Ms Machado had been living in hiding in Venezuela since Mr Maduro’s re-election - widely described as “rigged” - before travelling to Oslo last month to collect her prize.
She had been set to stand as the candidate for the Vente Venezuela opposition movement, securing a resounding victory in its primary and drawing increasingly large crowds at campaign rallies ahead of the general election.
She was later forced into hiding amid an intensifying crackdown by Mr Maduro’s regime, which has targeted opposition figures with arrests and alleged human rights abuses.

Ms Machado described the capture of Nicolas Maduro as 'the day justice defeated tyranny'
|GETTY
Edmundo González replaced her as the opposition’s candidate, but Mr Maduro claimed a third six-year term after declaring he had won 51 per cent of the vote.
Opposition activists later secured voting tallies from around 80 per cent of Venezuela’s 30,000 polling stations, which they said showed Mr González winning by more than two to one.

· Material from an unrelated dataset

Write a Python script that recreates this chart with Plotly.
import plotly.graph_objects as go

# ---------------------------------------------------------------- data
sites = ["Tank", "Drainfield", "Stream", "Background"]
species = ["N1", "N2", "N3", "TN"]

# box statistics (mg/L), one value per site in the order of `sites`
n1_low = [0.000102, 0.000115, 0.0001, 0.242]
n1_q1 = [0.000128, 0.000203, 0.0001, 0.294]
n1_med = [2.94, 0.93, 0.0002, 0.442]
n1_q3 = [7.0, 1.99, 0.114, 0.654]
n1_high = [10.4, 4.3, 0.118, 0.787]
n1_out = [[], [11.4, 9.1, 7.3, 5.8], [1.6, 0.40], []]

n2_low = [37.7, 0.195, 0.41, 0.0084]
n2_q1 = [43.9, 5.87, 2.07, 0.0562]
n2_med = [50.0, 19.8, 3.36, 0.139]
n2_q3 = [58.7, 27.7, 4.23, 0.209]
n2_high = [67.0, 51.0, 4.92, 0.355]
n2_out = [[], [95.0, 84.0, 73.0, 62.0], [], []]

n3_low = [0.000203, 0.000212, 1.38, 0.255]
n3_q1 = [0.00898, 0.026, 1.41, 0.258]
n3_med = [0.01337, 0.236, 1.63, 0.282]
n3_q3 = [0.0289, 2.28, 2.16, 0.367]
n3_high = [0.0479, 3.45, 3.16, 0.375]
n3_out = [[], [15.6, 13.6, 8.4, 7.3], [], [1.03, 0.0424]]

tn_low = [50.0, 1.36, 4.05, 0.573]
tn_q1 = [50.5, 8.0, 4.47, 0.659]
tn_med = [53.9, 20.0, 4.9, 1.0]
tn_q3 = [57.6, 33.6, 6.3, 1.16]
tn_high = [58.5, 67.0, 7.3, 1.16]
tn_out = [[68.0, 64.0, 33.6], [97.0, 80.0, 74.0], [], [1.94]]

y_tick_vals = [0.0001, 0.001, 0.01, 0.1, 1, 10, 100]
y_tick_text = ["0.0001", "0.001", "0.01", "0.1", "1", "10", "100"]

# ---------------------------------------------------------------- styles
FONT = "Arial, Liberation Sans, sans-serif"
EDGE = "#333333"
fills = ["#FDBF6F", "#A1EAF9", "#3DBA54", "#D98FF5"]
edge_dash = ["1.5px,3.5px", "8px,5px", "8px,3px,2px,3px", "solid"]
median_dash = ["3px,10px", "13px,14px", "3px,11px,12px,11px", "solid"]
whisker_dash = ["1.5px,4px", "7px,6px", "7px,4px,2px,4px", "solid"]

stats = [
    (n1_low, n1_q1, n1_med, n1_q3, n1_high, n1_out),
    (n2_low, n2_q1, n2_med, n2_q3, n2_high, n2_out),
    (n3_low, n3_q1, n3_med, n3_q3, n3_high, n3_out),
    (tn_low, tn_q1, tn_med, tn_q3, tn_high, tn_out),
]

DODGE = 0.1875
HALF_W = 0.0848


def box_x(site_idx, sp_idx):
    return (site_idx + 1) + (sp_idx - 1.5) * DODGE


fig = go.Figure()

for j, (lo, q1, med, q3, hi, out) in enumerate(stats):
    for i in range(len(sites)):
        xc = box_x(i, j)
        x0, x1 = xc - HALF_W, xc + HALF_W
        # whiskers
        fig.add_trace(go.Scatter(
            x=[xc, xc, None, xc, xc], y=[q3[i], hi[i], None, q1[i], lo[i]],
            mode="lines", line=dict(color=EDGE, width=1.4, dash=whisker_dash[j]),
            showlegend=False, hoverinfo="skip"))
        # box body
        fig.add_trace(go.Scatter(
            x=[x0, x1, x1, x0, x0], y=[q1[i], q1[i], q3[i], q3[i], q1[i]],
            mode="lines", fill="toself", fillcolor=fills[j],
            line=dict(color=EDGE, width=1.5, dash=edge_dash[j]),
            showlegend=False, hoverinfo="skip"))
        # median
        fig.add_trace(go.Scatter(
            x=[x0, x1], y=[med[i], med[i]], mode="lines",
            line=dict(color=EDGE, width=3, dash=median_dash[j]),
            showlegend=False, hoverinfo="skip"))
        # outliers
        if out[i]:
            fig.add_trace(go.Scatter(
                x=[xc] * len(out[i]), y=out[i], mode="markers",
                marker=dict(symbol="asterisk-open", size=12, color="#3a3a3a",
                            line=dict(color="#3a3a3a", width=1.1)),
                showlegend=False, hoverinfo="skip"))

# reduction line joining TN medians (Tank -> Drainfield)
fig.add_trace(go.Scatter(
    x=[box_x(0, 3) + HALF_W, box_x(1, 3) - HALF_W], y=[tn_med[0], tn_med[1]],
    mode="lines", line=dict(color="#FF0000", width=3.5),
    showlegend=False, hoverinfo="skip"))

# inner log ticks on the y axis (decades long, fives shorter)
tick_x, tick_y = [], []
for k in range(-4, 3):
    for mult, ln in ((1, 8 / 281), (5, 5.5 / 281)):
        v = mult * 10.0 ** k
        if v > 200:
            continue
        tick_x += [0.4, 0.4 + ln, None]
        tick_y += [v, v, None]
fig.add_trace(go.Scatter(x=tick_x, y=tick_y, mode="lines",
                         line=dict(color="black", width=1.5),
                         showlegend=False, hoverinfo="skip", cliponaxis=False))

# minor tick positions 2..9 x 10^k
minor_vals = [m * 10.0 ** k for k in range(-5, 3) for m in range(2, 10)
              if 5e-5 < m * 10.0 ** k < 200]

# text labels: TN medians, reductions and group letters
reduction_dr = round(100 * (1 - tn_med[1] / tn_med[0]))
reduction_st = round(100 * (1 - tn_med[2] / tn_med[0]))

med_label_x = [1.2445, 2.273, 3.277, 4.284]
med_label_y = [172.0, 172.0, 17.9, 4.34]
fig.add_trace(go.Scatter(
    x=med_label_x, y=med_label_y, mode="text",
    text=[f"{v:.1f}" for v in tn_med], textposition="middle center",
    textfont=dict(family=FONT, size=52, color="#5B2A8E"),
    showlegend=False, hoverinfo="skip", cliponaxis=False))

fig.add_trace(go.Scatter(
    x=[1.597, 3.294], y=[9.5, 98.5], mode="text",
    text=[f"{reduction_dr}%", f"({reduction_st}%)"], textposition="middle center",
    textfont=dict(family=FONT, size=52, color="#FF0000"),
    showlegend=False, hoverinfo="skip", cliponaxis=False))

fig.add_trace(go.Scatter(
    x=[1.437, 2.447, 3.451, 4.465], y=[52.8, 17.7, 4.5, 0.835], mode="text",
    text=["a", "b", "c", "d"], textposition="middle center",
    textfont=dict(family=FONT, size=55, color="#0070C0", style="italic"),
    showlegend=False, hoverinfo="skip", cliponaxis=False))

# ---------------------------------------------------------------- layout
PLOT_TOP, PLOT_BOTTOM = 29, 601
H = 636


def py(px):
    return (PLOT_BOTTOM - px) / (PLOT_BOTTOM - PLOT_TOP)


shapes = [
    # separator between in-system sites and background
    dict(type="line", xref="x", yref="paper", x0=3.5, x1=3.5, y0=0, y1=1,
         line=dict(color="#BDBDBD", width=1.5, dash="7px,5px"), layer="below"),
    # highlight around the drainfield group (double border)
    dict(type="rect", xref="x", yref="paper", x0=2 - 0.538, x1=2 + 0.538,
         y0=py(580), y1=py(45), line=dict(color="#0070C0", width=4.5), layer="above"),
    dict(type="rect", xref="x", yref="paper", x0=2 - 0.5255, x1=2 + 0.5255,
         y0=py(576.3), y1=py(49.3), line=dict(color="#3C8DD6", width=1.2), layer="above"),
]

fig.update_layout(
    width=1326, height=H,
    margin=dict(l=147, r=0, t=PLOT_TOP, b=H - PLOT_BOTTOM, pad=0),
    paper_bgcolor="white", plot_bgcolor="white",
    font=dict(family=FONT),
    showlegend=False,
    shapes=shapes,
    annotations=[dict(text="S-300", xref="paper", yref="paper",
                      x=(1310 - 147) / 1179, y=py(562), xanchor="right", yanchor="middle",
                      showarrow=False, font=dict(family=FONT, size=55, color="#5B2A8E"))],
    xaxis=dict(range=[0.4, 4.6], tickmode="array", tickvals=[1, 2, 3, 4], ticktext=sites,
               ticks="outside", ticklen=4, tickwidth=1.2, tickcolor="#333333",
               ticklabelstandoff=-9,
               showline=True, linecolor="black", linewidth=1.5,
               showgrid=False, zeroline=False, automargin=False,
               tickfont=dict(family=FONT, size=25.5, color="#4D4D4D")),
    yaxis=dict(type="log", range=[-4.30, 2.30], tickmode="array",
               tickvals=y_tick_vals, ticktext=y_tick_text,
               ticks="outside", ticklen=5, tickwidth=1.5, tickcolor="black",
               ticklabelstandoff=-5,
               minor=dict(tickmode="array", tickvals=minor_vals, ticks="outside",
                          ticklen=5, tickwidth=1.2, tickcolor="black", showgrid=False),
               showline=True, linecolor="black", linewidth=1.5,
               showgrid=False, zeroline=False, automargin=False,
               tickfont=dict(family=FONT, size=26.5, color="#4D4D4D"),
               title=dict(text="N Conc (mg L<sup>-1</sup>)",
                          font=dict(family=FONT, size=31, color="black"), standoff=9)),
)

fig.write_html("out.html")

The country’s election authority and Supreme Court - both firmly in the grip of regime loyalists - rejected the documents, labelling them as fake.
After US forces captured the far-left dictator on January 3, Ms Machado described it as “the day justice defeated tyranny” and said it was “not only huge for the Venezuelan people and our future, I think it's a huge step for humanity, for freedom, and human dignity".